Another Great Lakes project that may find inspection through a thicker magnifying glass because of alleged misrepresentation of facts in the Mississippi River study is a similar but smaller scale plan to study expansion of the lock system at the Soo. The two locks connecting Lake Superior and Lake Michigan would be combined into one larger lock under the plan.
Army Corps spokeswoman Lynn Duerod in the office of public affairs says that what's happening with the Mississippi River study shouldn't have much effect at all. "It shouldn't have an impact," Duerod said. "All studies go through checks and balances, anyway. We haven't felt any repercussions from any other projects in any other district. We do great things in the Great Lakes area, and our projects will hold up to any scrutiny."
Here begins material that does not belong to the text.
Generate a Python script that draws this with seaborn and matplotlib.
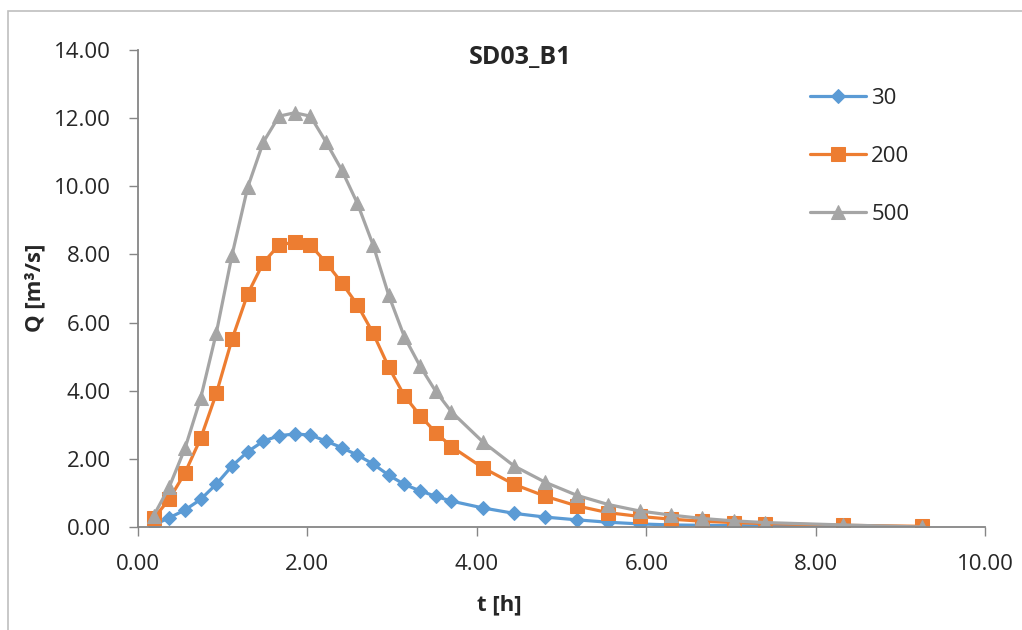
import matplotlib
matplotlib.use('Agg')
import matplotlib.pyplot as plt
import seaborn as sns
import pandas as pd
from matplotlib.patches import Rectangle

# time steps [h]
t = [0.185, 0.37, 0.555, 0.74, 0.925, 1.11, 1.295, 1.48, 1.665, 1.85,
     2.035, 2.22, 2.405, 2.59, 2.775, 2.96, 3.145, 3.33, 3.515, 3.70,
     4.07, 4.44, 4.81, 5.18, 5.55, 5.92, 6.29, 6.66, 7.03, 7.40,
     8.325, 9.25]

# discharge [m3/s] per return period
q30 = [0.06, 0.27, 0.50, 0.81, 1.26, 1.79, 2.21, 2.52, 2.68, 2.73,
       2.70, 2.52, 2.33, 2.11, 1.85, 1.52, 1.25, 1.06, 0.90, 0.76,
       0.56, 0.40, 0.29, 0.21, 0.14, 0.09, 0.06, 0.05, 0.04, 0.03,
       0.01, 0.00]
q200 = [0.25, 0.82, 1.59, 2.60, 3.92, 5.51, 6.84, 7.76, 8.28, 8.36,
        8.28, 7.76, 7.17, 6.52, 5.69, 4.69, 3.85, 3.27, 2.77, 2.36,
        1.74, 1.25, 0.90, 0.62, 0.42, 0.31, 0.23, 0.17, 0.13, 0.10,
        0.05, 0.02]
q500 = [0.33, 1.18, 2.31, 3.78, 5.70, 7.98, 9.97, 11.30, 12.06, 12.16,
        12.06, 11.30, 10.48, 9.50, 8.28, 6.80, 5.58, 4.72, 3.98, 3.38,
        2.50, 1.79, 1.31, 0.93, 0.66, 0.47, 0.35, 0.25, 0.18, 0.13,
        0.06, 0.00]

series = ['30', '200', '500']
colors = ['#5B9BD5', '#ED7D31', '#A5A5A5']
markers = ['D', 's', '^']
msizes = [7.5, 10, 10]

sns.set_theme(style='white')
plt.rcParams['font.family'] = ['Open Sans', 'DejaVu Sans']
plt.rcParams['font.size'] = 16

fig = plt.figure(figsize=(10.22, 6.3), dpi=100)
ax = fig.add_axes([0.135, 0.1635, 0.829, 0.757])

for name, q, c, m, ms in zip(series, [q30, q200, q500], colors, markers, msizes):
    df = pd.DataFrame({'t': t, 'Q': q})
    sns.lineplot(data=df, x='t', y='Q', ax=ax, color=c, linewidth=2.3,
                 marker=m, markersize=ms, markeredgecolor=c, label=name)

ax.set_xlim(0, 10)
ax.set_ylim(0, 14)
ax.set_xticks(range(0, 11, 2))
ax.set_yticks(range(0, 15, 2))
ax.set_xticklabels([f'{v:.2f}' for v in range(0, 11, 2)], fontsize=16)
ax.set_yticklabels([f'{v:.2f}' for v in range(0, 15, 2)], fontsize=16)
ax.tick_params(axis='both', direction='out', length=6.5, width=1,
               color='#868686', pad=13, bottom=True, left=True)

for side in ['top', 'right']:
    ax.spines[side].set_visible(False)
for side in ['left', 'bottom']:
    ax.spines[side].set_color('#868686')
    ax.spines[side].set_linewidth(1.3)

ax.set_xlabel('t [h]', fontsize=16, fontweight='bold')
ax.set_ylabel('Q [m³/s]', fontsize=16, fontweight='bold')
ax.xaxis.set_label_coords(0.426, -0.1635)
ax.yaxis.set_label_coords(-0.1216, 0.501)
ax.xaxis.label.set_va('center')
ax.yaxis.label.set_va('center')

fig.text(0.509, 0.909, 'SD03_B1', ha='center', va='center',
         fontsize=18, fontweight='bold')

ax.legend(loc='upper left', bbox_to_anchor=(0.783, 0.939), frameon=False,
          borderaxespad=0, fontsize=16, labelspacing=1.66,
          handlelength=2.5, handletextpad=0.25)

# chart area border
fig.patches.append(Rectangle((8 / 1022, -0.1), 1.2, 1 - 11 / 630 + 0.1,
                             transform=fig.transFigure, fill=False,
                             edgecolor='#BFBFBF', linewidth=1.2))

fig.savefig('out.png', dpi=100)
But Dick Lambert, director of ports and waterways for the Minnesota Department of Transportation, disagrees. He says the apparent deception of Army Corps officials in the Mississippi River study will mean closer scrutiny on the Soo Locks study.
"It will have an impact because it's the same Corps of Engineers doing the navigation study on the two locks at Sault St. Marie," Lambert said. "I just think that all the environmental agencies are calling for reassessment of the Corps' direction. I'm sure that has a carry over when the Corps is considering rebuilding the lock at Sault St. Marie. It's a difficult situation, and the government has to go through an analysis when something like this is raised."
It's environmental extremists, Helberg and Lambert say, who are casting the Corps in a bad light. "There's a certain element out there that's very aggressive and want to take out all the dams, bridges and locks and eliminate commercial navigation and return all the nations waterways to a wild and original state," Helberg said. "That's the extreme, but there is that element."
Environmentalists are happy the Mississippi River study will now take another year to complete. They're against the lock expansion project because they say the river's fragile ecosystem would be damaged by the work.
There are four publicly funded ports in Minnesota on the Mississippi River. They are in St. Paul, Minneapolis, Red Wing and Winona.